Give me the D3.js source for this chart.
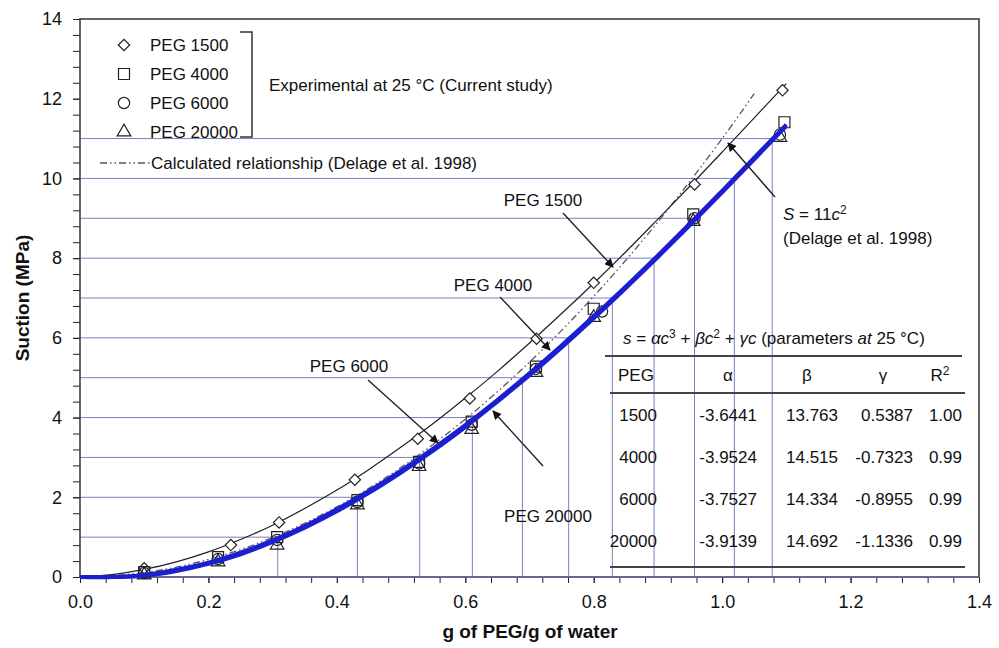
<!DOCTYPE html>
<html>
<head>
<meta charset="utf-8">
<script src="https://cdn.jsdelivr.net/npm/d3@7"></script>
<style>
  body { margin: 0; background: #fff; }
  text { font-family: "Liberation Sans", Arial, sans-serif; fill: #111; }
</style>
</head>
<body>
<svg id="chart" width="999" height="648"></svg>
<script>
// ---- data ----
const seriesNames = ["PEG 1500", "PEG 4000", "PEG 6000", "PEG 20000"];

const c1500 = [0.10, 0.235, 0.31, 0.428, 0.526, 0.607, 0.711, 0.80, 0.957, 1.094];
const s1500 = [0.22, 0.80, 1.37, 2.44, 3.47, 4.48, 5.98, 7.38, 9.85, 12.21];
const c4000 = [0.10, 0.215, 0.307, 0.432, 0.528, 0.61, 0.71, 0.80, 0.955, 1.097];
const s4000 = [0.12, 0.50, 1.00, 1.93, 2.89, 3.90, 5.28, 6.73, 9.10, 11.41];
const c6000 = [0.10, 0.215, 0.307, 0.432, 0.528, 0.61, 0.71, 0.813, 0.957, 1.09];
const s6000 = [0.10, 0.45, 0.93, 1.88, 2.85, 3.82, 5.22, 6.66, 9.00, 11.10];
const c20000 = [0.10, 0.215, 0.307, 0.432, 0.528, 0.61, 0.71, 0.80, 0.955, 1.09];
const s20000 = [0.05, 0.38, 0.80, 1.81, 2.77, 3.70, 5.13, 6.51, 8.92, 11.03];

// fitted curves
const fitC = [0, 0.05, 0.1, 0.15, 0.2, 0.25, 0.3, 0.35, 0.4, 0.45, 0.5, 0.55, 0.6, 0.65, 0.7, 0.75, 0.8, 0.85, 0.9, 0.95, 1.0, 1.05, 1.1];
const fit1500 = [0, 0.06, 0.19, 0.38, 0.63, 0.94, 1.30, 1.72, 2.18, 2.70, 3.26, 3.85, 4.49, 5.16, 5.87, 6.61, 7.37, 8.16, 8.98, 9.81, 10.66, 11.52, 12.38];
const fit6000 = [0, 0, 0.05, 0.18, 0.36, 0.61, 0.92, 1.28, 1.70, 2.16, 2.67, 3.22, 3.81, 4.44, 5.11, 5.81, 6.54, 7.29, 8.07, 8.87, 9.69, 10.52, 11.35];
const fit20000 = [0, 0, 0.03, 0.15, 0.33, 0.57, 0.88, 1.24, 1.65, 2.11, 2.62, 3.17, 3.76, 4.40, 5.06, 5.76, 6.49, 7.25, 8.03, 8.83, 9.65, 10.48, 11.32];
const delageC = [0, 0.1, 0.2, 0.3, 0.4, 0.5, 0.6, 0.7, 0.8, 0.9, 1.0, 1.05];
const delageS = [0, 0.11, 0.44, 0.99, 1.76, 2.75, 3.96, 5.39, 7.04, 8.91, 11.0, 12.13];

// stepped reference lines: suction level and concentration where it meets the curve
const gridS = [1, 2, 3, 4, 5, 6, 7, 8, 9, 10, 11];
const gridC = [0.308, 0.432, 0.529, 0.611, 0.689, 0.761, 0.829, 0.894, 0.957, 1.019, 1.078];

const xTicks = [0, 0.2, 0.4, 0.6, 0.8, 1.0, 1.2, 1.4];
const yTicks = [0, 2, 4, 6, 8, 10, 12, 14];

// table of parameters
const tablePEG = ["1500", "4000", "6000", "20000"];
const tableAlpha = ["-3.6441", "-3.9524", "-3.7527", "-3.9139"];
const tableBeta = ["13.763", "14.515", "14.334", "14.692"];
const tableGamma = ["0.5387", "-0.7323", "-0.8955", "-1.1336"];
const tableR2 = ["1.00", "0.99", "0.99", "0.99"];

// ---- layout ----
const svg = d3.select("#chart");
const x = d3.scaleLinear().domain([0, 1.4]).range([80, 979]);
const y = d3.scaleLinear().domain([0, 14]).range([577, 19]);
const gridColor = "#7d7dbb";
const blue = "#1c1fd0";

// stepped grid
const grid = svg.append("g");
gridS.forEach((s, i) => {
  grid.append("line")
    .attr("x1", x(0)).attr("x2", x(gridC[i]))
    .attr("y1", y(s)).attr("y2", y(s))
    .attr("stroke", gridColor).attr("stroke-width", 1);
  grid.append("line")
    .attr("x1", x(gridC[i])).attr("x2", x(gridC[i]))
    .attr("y1", y(0)).attr("y2", y(s))
    .attr("stroke", gridColor).attr("stroke-width", 1);
});

// axes
const xMinor = d3.range(0, 1.4001, 0.04);
const yMinor = d3.range(0, 14.001, 0.4);

function styleAxis(g) {
  g.select(".domain").remove();
  g.selectAll("line").attr("stroke", "#222");
  g.selectAll("text")
    .attr("font-family", "Liberation Sans, Arial, sans-serif")
    .attr("font-size", 18)
    .attr("fill", "#111");
}

svg.append("g")
  .attr("transform", `translate(0,${y(0)})`)
  .call(d3.axisBottom(x).tickValues(xMinor).tickSize(6).tickFormat(""))
  .call(styleAxis);
svg.append("g")
  .attr("transform", `translate(0,${y(0)})`)
  .call(d3.axisBottom(x).tickValues(xTicks).tickSize(6).tickPadding(12).tickFormat(d3.format(".1f")))
  .call(styleAxis);
svg.append("g")
  .attr("transform", `translate(${x(0)},0)`)
  .call(d3.axisLeft(y).tickValues(yMinor).tickSize(7).tickFormat(""))
  .call(styleAxis);
svg.append("g")
  .attr("transform", `translate(${x(0)},0)`)
  .call(d3.axisLeft(y).tickValues(yTicks).tickSize(7).tickPadding(11).tickFormat(d3.format("d")))
  .call(styleAxis);

// frame
svg.append("rect")
  .attr("x", x(0)).attr("y", y(14))
  .attr("width", x(1.4) - x(0)).attr("height", y(0) - y(14))
  .attr("fill", "none").attr("stroke", "#333").attr("stroke-width", 1.5);
svg.append("line")
  .attr("x1", x(0)).attr("x2", x(1.4)).attr("y1", y(0)).attr("y2", y(0))
  .attr("stroke", "#6a6aa8").attr("stroke-width", 1.5);

// axis titles
svg.append("text")
  .attr("x", 530).attr("y", 638)
  .attr("text-anchor", "middle").attr("font-weight", "bold").attr("font-size", 19)
  .text("g of PEG/g of water");
svg.append("text")
  .attr("transform", "translate(29,298) rotate(-90)")
  .attr("text-anchor", "middle").attr("font-weight", "bold").attr("font-size", 19)
  .text("Suction (MPa)");

// curves
const line = (cs, ss) => d3.line()
  .x((d, i) => x(cs[i])).y(d => y(d))
  .curve(d3.curveCatmullRom)(ss);

svg.append("path")
  .attr("d", line(delageC, delageS))
  .attr("fill", "none").attr("stroke", "#555").attr("stroke-width", 1.3)
  .attr("stroke-dasharray", "7,3,1.5,3,1.5,3");
svg.append("path")
  .attr("d", line(fitC, fit1500))
  .attr("fill", "none").attr("stroke", "#222").attr("stroke-width", 1.2);

// markers
const sym = {
  "PEG 1500": d3.symbol().type(d3.symbolSquare).size(64),
  "PEG 4000": d3.symbol().type(d3.symbolSquare).size(121),
  "PEG 6000": d3.symbol().type(d3.symbolCircle).size(100),
  "PEG 20000": d3.symbol().type(d3.symbolTriangle).size(80)
};
const rot = { "PEG 1500": 45, "PEG 4000": 0, "PEG 6000": 0, "PEG 20000": 0 };
const pts = [[c1500, s1500], [c4000, s4000], [c6000, s6000], [c20000, s20000]];
pts.forEach(([cs, ss], k) => {
  const name = seriesNames[k];
  svg.append("g").selectAll("path")
    .data(ss)
    .join("path")
    .attr("d", sym[name])
    .attr("transform", (d, i) => `translate(${x(cs[i])},${y(d)}) rotate(${rot[name]})`)
    .attr("fill", k === 0 ? "#fff" : "none")
    .attr("stroke", "#222").attr("stroke-width", 1.2);
});

// blue fitted curves (PEG 6000 / 20000 overlap into one thick band)
[fit6000, fit20000].forEach(ss => {
  svg.append("path")
    .attr("d", line(fitC, ss))
    .attr("fill", "none").attr("stroke", blue).attr("stroke-width", 4);
});

// legend
const lg = svg.append("g");
seriesNames.forEach((name, k) => {
  const yy = 45 + k * 29;
  lg.append("path")
    .attr("d", sym[name])
    .attr("transform", `translate(124,${yy}) rotate(${rot[name]})`)
    .attr("fill", "none").attr("stroke", "#222").attr("stroke-width", 1.2);
  lg.append("text").attr("x", 150).attr("y", yy + 6).attr("font-size", 17).text(name);
});
lg.append("path")
  .attr("d", "M240,32H252V137H240")
  .attr("fill", "none").attr("stroke", "#333").attr("stroke-width", 1.5);
lg.append("text").attr("x", 269).attr("y", 91).attr("font-size", 17)
  .text("Experimental at 25 °C (Current study)");
lg.append("line")
  .attr("x1", 100).attr("x2", 150).attr("y1", 163).attr("y2", 163)
  .attr("stroke", "#555").attr("stroke-width", 1.3)
  .attr("stroke-dasharray", "7,3,1.5,3,1.5,3");
lg.append("text").attr("x", 151).attr("y", 169).attr("font-size", 17)
  .text("Calculated relationship (Delage et al. 1998)");

// annotations with arrows
svg.append("defs").append("marker")
  .attr("id", "head").attr("viewBox", "0 0 10 10")
  .attr("refX", 9).attr("refY", 5)
  .attr("markerWidth", 9).attr("markerHeight", 9)
  .attr("markerUnits", "userSpaceOnUse")
  .attr("orient", "auto")
  .append("path").attr("d", "M0,0L10,5L0,10Z").attr("fill", "#111");

const notes = [
  { label: "PEG 1500", tx: 543, ty: 206, x1: 563, y1: 213, x2: 613, y2: 267 },
  { label: "PEG 4000", tx: 493, ty: 291, x1: 500, y1: 297, x2: 550, y2: 350 },
  { label: "PEG 6000", tx: 349, ty: 372, x1: 368, y1: 380, x2: 438, y2: 443 },
  { label: "PEG 20000", tx: 548, ty: 522, x1: 543, y1: 466, x2: 493, y2: 411 }
];
notes.forEach(n => {
  svg.append("text").attr("x", n.tx).attr("y", n.ty)
    .attr("text-anchor", "middle").attr("font-size", 17).text(n.label);
  svg.append("line")
    .attr("x1", n.x1).attr("y1", n.y1).attr("x2", n.x2).attr("y2", n.y2)
    .attr("stroke", "#222").attr("stroke-width", 1.4)
    .attr("marker-end", "url(#head)");
});
svg.append("line")
  .attr("x1", 775).attr("y1", 197).attr("x2", 728).attr("y2", 143)
  .attr("stroke", "#222").attr("stroke-width", 1.4)
  .attr("marker-end", "url(#head)");
const sNote = svg.append("text").attr("x", 783).attr("y", 220).attr("font-size", 17);
sNote.append("tspan").attr("font-style", "italic").text("S");
sNote.append("tspan").text(" = 11");
sNote.append("tspan").attr("font-style", "italic").text("c");
sNote.append("tspan").attr("dy", -6).attr("font-size", 12).text("2");
svg.append("text").attr("x", 783).attr("y", 244).attr("font-size", 17)
  .text("(Delage et al. 1998)");

// parameter table
const tb = svg.append("g");
const title = tb.append("text").attr("x", 623).attr("y", 344).attr("font-size", 17);
const parts = [
  ["s", true], [" = ", false], ["α", true], ["c", true], ["3", false, "sup"], [" + ", false],
  ["β", true], ["c", true], ["2", false, "sup"], [" + ", false], ["γ", true], ["c", true],
  [" (parameters ", false], ["at", true], [" 25 °C)", false]
];
let raised = false;
parts.forEach(([t, it, sup]) => {
  const sp = title.append("tspan").text(t);
  if (it) sp.attr("font-style", "italic");
  if (sup) { sp.attr("dy", -6).attr("font-size", 12); raised = true; }
  else if (raised) { sp.attr("dy", 6); raised = false; }
});
[[605, 962, 356], [610, 965, 393], [610, 965, 567]].forEach(([a, b, yy]) => {
  tb.append("line").attr("x1", a).attr("x2", b).attr("y1", yy).attr("y2", yy)
    .attr("stroke", "#444").attr("stroke-width", 2);
});
const colRight = [657, 757, 838, 913, 962];
tb.append("text").attr("x", 618).attr("y", 381).attr("font-size", 17).text("PEG");
tb.append("text").attr("x", 728).attr("y", 381).attr("font-size", 17).attr("text-anchor", "middle").text("α");
tb.append("text").attr("x", 807).attr("y", 381).attr("font-size", 17).attr("text-anchor", "middle").text("β");
tb.append("text").attr("x", 883).attr("y", 381).attr("font-size", 17).attr("text-anchor", "middle").text("γ");
const r2 = tb.append("text").attr("x", 940).attr("y", 381).attr("font-size", 17).attr("text-anchor", "middle");
r2.append("tspan").text("R");
r2.append("tspan").attr("dy", -6).attr("font-size", 12).text("2");
const cols = [tablePEG, tableAlpha, tableBeta, tableGamma, tableR2];
tablePEG.forEach((p, r) => {
  const yy = 421 + r * 42;
  cols.forEach((col, j) => {
    tb.append("text").attr("x", colRight[j]).attr("y", yy)
      .attr("text-anchor", "end").attr("font-size", 17).text(col[r]);
  });
});
</script>
</body>
</html>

### Goal of the exercise
Restate each line from the start of the listing through the line bearing "6.51, 8.92, 11.03];" word for word. Drop the pictures.

### Result of the exercise
Give me the D3.js source for this chart.
<!DOCTYPE html>
<html>
<head>
<meta charset="utf-8">
<script src="https://cdn.jsdelivr.net/npm/d3@7"></script>
<style>
  body { margin: 0; background: #fff; }
  text { font-family: "Liberation Sans", Arial, sans-serif; fill: #111; }
</style>
</head>
<body>
<svg id="chart" width="999" height="648"></svg>
<script>
// ---- data ----
const seriesNames = ["PEG 1500", "PEG 4000", "PEG 6000", "PEG 20000"];

const c1500 = [0.10, 0.235, 0.31, 0.428, 0.526, 0.607, 0.711, 0.80, 0.957, 1.094];
const s1500 = [0.22, 0.80, 1.37, 2.44, 3.47, 4.48, 5.98, 7.38, 9.85, 12.21];
const c4000 = [0.10, 0.215, 0.307, 0.432, 0.528, 0.61, 0.71, 0.80, 0.955, 1.097];
const s4000 = [0.12, 0.50, 1.00, 1.93, 2.89, 3.90, 5.28, 6.73, 9.10, 11.41];
const c6000 = [0.10, 0.215, 0.307, 0.432, 0.528, 0.61, 0.71, 0.813, 0.957, 1.09];
const s6000 = [0.10, 0.45, 0.93, 1.88, 2.85, 3.82, 5.22, 6.66, 9.00, 11.10];
const c20000 = [0.10, 0.215, 0.307, 0.432, 0.528, 0.61, 0.71, 0.80, 0.955, 1.09];
const s20000 = [0.05, 0.38, 0.80, 1.81, 2.77, 3.70, 5.13, 6.51, 8.92, 11.03];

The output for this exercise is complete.